Gordon served in the Air Force during the Korean War and later worked for the CIA. An avid contester and mentor of young contesters, Gordon was elected to the CQ Contest Hall of Fame in 1996. He also served for six years as ARRL Midwest Division Director in the 1990s.

HAARP Uses Classical Music to Probe the Ionosphere

The newly-reactivated High Frequency Active Auroral Research Program (HAARP) facility in Alaska was back on the air in February under the auspices of the University of Alaska-Fairbanks. There were two types of experiments, according to the ARRL Letter

One was called "airglow" and was an effort to create an artificial aurora. The second was a transmission of a series of tones to test the so-called Luxembourg effect," in which tones transmitted on two different frequencies mix in the ionosphere to reflect back a combination of the tones on a single frequency. 

Reception reports were requested. Stay tuned for more tests in the future.

"Window" for ARISS Contact Proposals Open Until April 15 - Info Sessions 3/7 & 3/16

Educators interested in scheduling contacts with the International Space Station (ISS) through the Amateur Radio on the International Space Station (ARISS) program have until April 15 to submit applications for possible dates in the first half of 2018. 

According to the ARRL, ARISS is seeking proposals "from schools and organizations that can attract large numbers of participants and integrate the contact into a well-developed education plan." 

Proposal information and documents may be found on the ARRL's website at: <>. Information sessions are scheduled for March 7 at 0000 UTC (7:00 p.m. March 6 EST) and March 16 at 2000 UTC. Pre-registration is required via <>.

EO-88 On Air With Message From Dubai's Ruler

Emirates-OSCAR 88 - the United Arab Emirates' first amateur radio satellite, is in orbit and on the air. Previously designated as Nayif-1, the nanosatellite was one of a record 104 satellites launched on a single rocket from India on February 15. 

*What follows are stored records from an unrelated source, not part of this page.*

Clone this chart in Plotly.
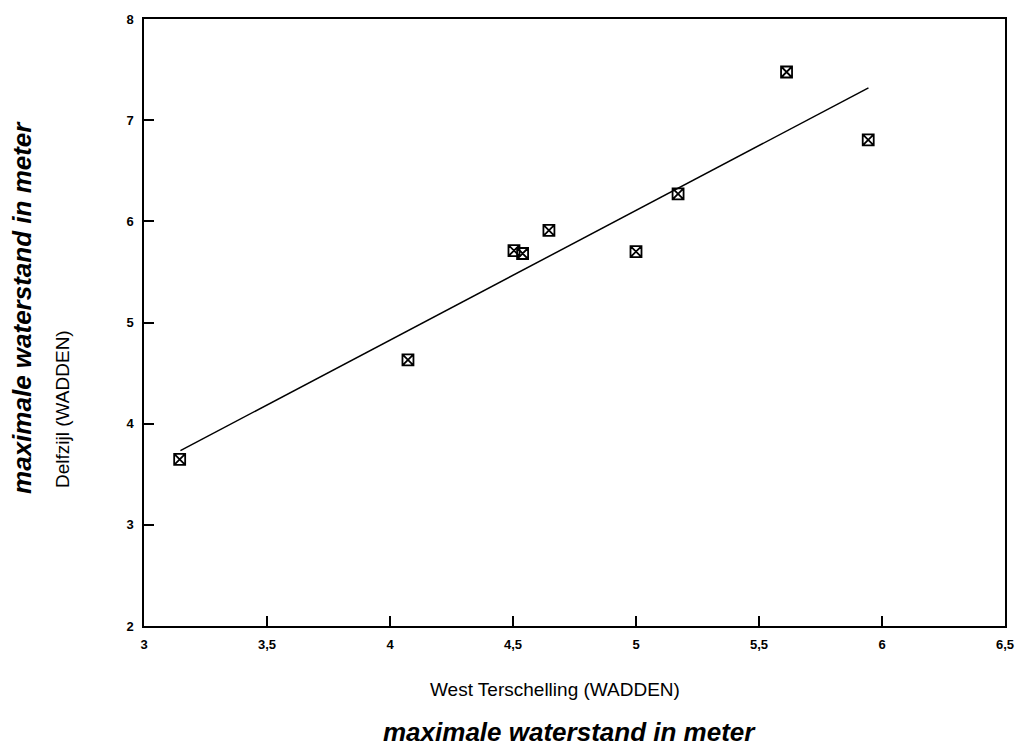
import plotly.graph_objects as go

# Observations: West Terschelling (x) vs Delfzijl (y), maximale waterstand in meter
terschelling = [3.145, 4.073, 4.504, 4.539, 4.646, 5.000, 5.171, 5.612, 5.944]
delfzijl = [3.648, 4.631, 5.711, 5.682, 5.911, 5.701, 6.271, 7.476, 6.805]

# Regression line, read at its two ends
fit_x = [3.148, 5.945]
fit_y = [3.734, 7.319]

x_ticks = [3, 3.5, 4, 4.5, 5, 5.5, 6, 6.5]
x_tick_labels = ["3", "3,5", "4", "4,5", "5", "5,5", "6", "6,5"]
y_ticks = [2, 3, 4, 5, 6, 7, 8]
y_tick_labels = ["2", "3", "4", "5", "6", "7", "8"]

fig = go.Figure()
fig.add_trace(go.Scatter(x=fit_x, y=fit_y, mode="lines",
                         line=dict(color="black", width=1.5), showlegend=False))
fig.add_trace(go.Scatter(x=terschelling, y=delfzijl, mode="markers",
                         marker=dict(symbol="square-x-open", size=11, color="black",
                                     line=dict(width=1.8, color="black")),
                         showlegend=False))

axis_common = dict(showgrid=False, zeroline=False, showline=True, linecolor="black",
                   linewidth=1.5, mirror=True, ticks="inside", ticklen=10,
                   tickwidth=1.5, tickcolor="black", ticklabeloverflow="allow",
                   ticklabelstandoff=6,
                   tickfont=dict(family="Liberation Sans, Arial", size=13, color="black",
                                 weight="bold"))

fig.update_xaxes(range=[3, 6.5], tickvals=x_ticks, ticktext=x_tick_labels, **axis_common)
fig.update_yaxes(range=[2, 8], tickvals=y_ticks, ticktext=y_tick_labels, **axis_common)

fig.add_annotation(text="West Terschelling (WADDEN)", xref="paper", yref="paper",
                   x=0.477, y=-0.105, xanchor="center", yanchor="middle", showarrow=False,
                   font=dict(family="Liberation Sans, Arial", size=19, color="black"))
fig.add_annotation(text="<b><i>maximale waterstand in meter</i></b>", xref="paper", yref="paper",
                   x=0.494, y=-0.175, xanchor="center", yanchor="middle", showarrow=False,
                   font=dict(family="Liberation Sans, Arial", size=26, color="black"))
fig.add_annotation(text="Delfzijl (WADDEN)", xref="paper", yref="paper",
                   x=-0.0945, y=0.357, xanchor="center", yanchor="middle", showarrow=False,
                   textangle=-90,
                   font=dict(family="Liberation Sans, Arial", size=19, color="black"))
fig.add_annotation(text="<b><i>maximale waterstand in meter</i></b>", xref="paper", yref="paper",
                   x=-0.141, y=0.525, xanchor="center", yanchor="middle", showarrow=False,
                   textangle=-90,
                   font=dict(family="Liberation Sans, Arial", size=26, color="black"))

fig.update_layout(width=1026, height=747, plot_bgcolor="white", paper_bgcolor="white",
                  margin=dict(l=144, r=14, t=15, b=121))

fig.write_html("out.html", config={"displayModeBar": False},
               post_script="document.body.style.margin='0px';")
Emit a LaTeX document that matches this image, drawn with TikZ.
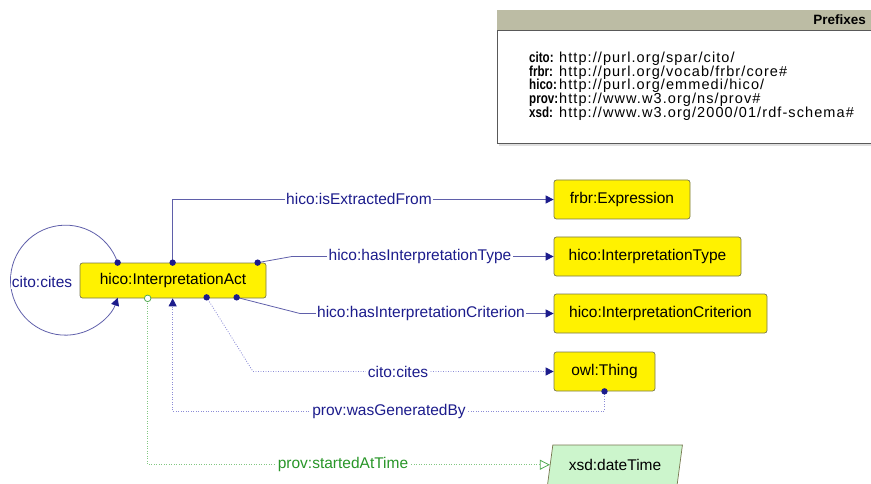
\documentclass[tikz,border=0pt]{standalone}
\usepackage{fontspec}
\setmainfont{Liberation Sans}
\newfontfamily\urlfont[LetterSpace=7.5]{Liberation Sans}
\newfontfamily\pfxfont[FakeStretch=0.8]{Liberation Sans}
\usetikzlibrary{arrows.meta,calc,shapes.geometric}
\definecolor{navy}{RGB}{28,28,140}
\definecolor{edgeline}{RGB}{95,95,170}
\definecolor{dotline}{RGB}{140,140,215}
\definecolor{glabel}{RGB}{40,150,40}
\definecolor{gline}{RGB}{130,200,130}
\definecolor{boxborder}{RGB}{120,120,80}
\definecolor{hdr}{RGB}{188,188,164}
\definecolor{dtfill}{RGB}{204,245,204}
\begin{document}
\begin{tikzpicture}[x=1pt,y=-1pt,
  lbl/.style={font=\fontsize{15.5}{18}\selectfont},
  cls/.style={lbl, draw=boxborder, fill=yellow, rounded corners=2.5pt, inner sep=0pt, text=black, line width=0.7pt},
  dtype/.style={lbl, draw=boxborder, fill=dtfill, trapezium, trapezium left angle=71, trapezium right angle=109, trapezium stretches=true, inner sep=0pt, line width=0.7pt},
  elabel/.style={lbl, fill=white, inner sep=1.5pt, text=navy},
  glab/.style={lbl, fill=white, inner sep=1.5pt, text=glabel},
  rel/.style={draw=edgeline, line width=0.8pt},
  dotrel/.style={draw=dotline, line width=0.8pt, dash pattern=on 0.9pt off 1.6pt},
  grel/.style={draw=gline, line width=0.8pt, dash pattern=on 0.9pt off 1.6pt},
  tip/.style={-{Triangle[length=8pt,width=8pt,color=navy]}},
  otip/.style={-{Triangle[open,length=10pt,width=10pt,color=glabel!80]}},
  knob/.style={fill=navy},
  pfx/.style={font=\pfxfont\bfseries\fontsize{14.5}{16}\selectfont, anchor=base west, inner sep=0pt},
  uri/.style={font=\urlfont\fontsize{14.5}{16}\selectfont, anchor=base west, inner sep=0pt}
]
\useasboundingbox (0,0) rectangle (871,484);
\clip (0,0) rectangle (871,484);

% prefixes box
\fill[gray!25] (499,143) rectangle (880,146);
\draw[fill=white, draw=gray!70!black, line width=0.7pt] (497,10) rectangle (880,143);
\fill[hdr] (497.4,10.4) rectangle (880,30);
\draw[gray!70!black, line width=0.5pt] (497,30) -- (880,30);
\node[font=\fontsize{13.5}{15}\selectfont\bfseries, anchor=base east, inner sep=0pt] (ptitle) at (866,24.5) {Prefixes};
\node[pfx] (p1) at (529,62.3) {cito:};
\node[pfx] (p2) at (529,76.1) {frbr:};
\node[pfx] (p3) at (529,89.9) {hico:};
\node[pfx] (p4) at (529,103.7) {prov:};
\node[pfx] (p5) at (529,117.5) {xsd:};
\node[uri] (u1) at (559,62.3) {http://purl.org/spar/cito/};
\node[uri] (u2) at (559,76.1) {http://purl.org/vocab/frbr/core\#};
\node[uri] (u3) at (559,89.9) {http://purl.org/emmedi/hico/};
\node[uri] (u4) at (559,103.7) {http://www.w3.org/ns/prov\#};
\node[uri] (u5) at (559,117.5) {http://www.w3.org/2000/01/rdf-schema\#};

% class nodes
\node[cls, minimum width=186, minimum height=35] (act) at (173,280.5) {hico:InterpretationAct};
\node[cls, minimum width=136, minimum height=39] (expr) at (622,199.5) {frbr:Expression};
\node[cls, minimum width=187, minimum height=39] (type) at (647.5,256.5) {hico:InterpretationType};
\node[cls, minimum width=213, minimum height=39] (crit) at (660.5,313.5) {hico:InterpretationCriterion};
\node[cls, minimum width=101, minimum height=39] (thing) at (604.5,371.5) {owl:Thing};
\node[dtype, minimum width=136, minimum height=39.5] (dt) at (615,464.75) {xsd:dateTime};

% anchor points on act
\coordinate (loopS) at ($(act.north west)+(38,0)$);
\coordinate (loopE) at ($(act.south west)+(38,0)$);
\coordinate (aTop) at ($(act.north west)+(93,0)$);
\coordinate (aTR) at ($(act.north west)+(178,0)$);
\coordinate (aB1) at ($(act.south west)+(68,0)$);
\coordinate (aB2) at ($(act.south west)+(93,0)$);
\coordinate (aB3) at ($(act.south west)+(127,-1)$);
\coordinate (aB4) at ($(act.south west)+(157,-1)$);

% self loop cito:cites
\draw[rel, tip] (loopS) arc[start angle=-18.57, end angle=-341.43, radius=55];
\node[elabel, inner sep=1pt] (lloop) at (42,282) {cito:cites};

% isExtractedFrom
\draw[rel, tip] (aTop) |- (expr.west);
\node[elabel] (l1) at (359,199) {hico:isExtractedFrom};

% hasInterpretationType
\draw[rel, tip] (aTR) -- (292,256.5) -- (type.west);
\node[elabel] (l2) at (420,256.5) {hico:hasInterpretationType};

% hasInterpretationCriterion
\draw[rel, tip] (aB4) -- (300,313.5) -- (crit.west);
\node[elabel] (l3) at (421,313.5) {hico:hasInterpretationCriterion};

% cito:cites to owl:Thing
\draw[dotrel, tip] (aB3) -- (253,371.5) -- (thing.west);
\node[elabel] (l4) at (398,371.5) {cito:cites};

% prov:wasGeneratedBy
\draw[dotrel, tip] (thing.south) -- (thing.south |- 0,411) -| (aB2);
\node[elabel] (l5) at (389,411) {prov:wasGeneratedBy};

% prov:startedAtTime
\draw[grel, otip] (aB1) |- (dt.west);
\node[glab] (l6) at (343,464.75) {prov:startedAtTime};

% knobs
\fill[knob] (loopS) circle (3.2);
\fill[knob] (aTop) circle (3.2);
\fill[knob] (aTR) circle (3.2);
\fill[knob] (aB3) circle (3.2);
\fill[knob] (aB4) circle (3.2);
\fill[knob] (thing.south) circle (3.2);
\draw[draw=glabel!80, fill=white, line width=0.8pt] (aB1) circle (3.3);
\end{tikzpicture}
\end{document}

The ARRL reports that it carries a FUNcube communication package which includes a dual-band linear transponder for SSB and CW (uplink 435.045-435.015 MHz; inverting downlink 142.960-145.990 MHz) as well as a telemetry transmitter on 145.940 MHz. 
Prior to beginning regular service, the satellite transmitted a pre-recorded message from Dubai's ruler and United Arab Emirates Prime Minister Sheikh Mohammed bin Rashad. The message, in Arabic, says, "The renaissance of peoples, nations and civilizations starts with education; and the future of nations starts at their schools."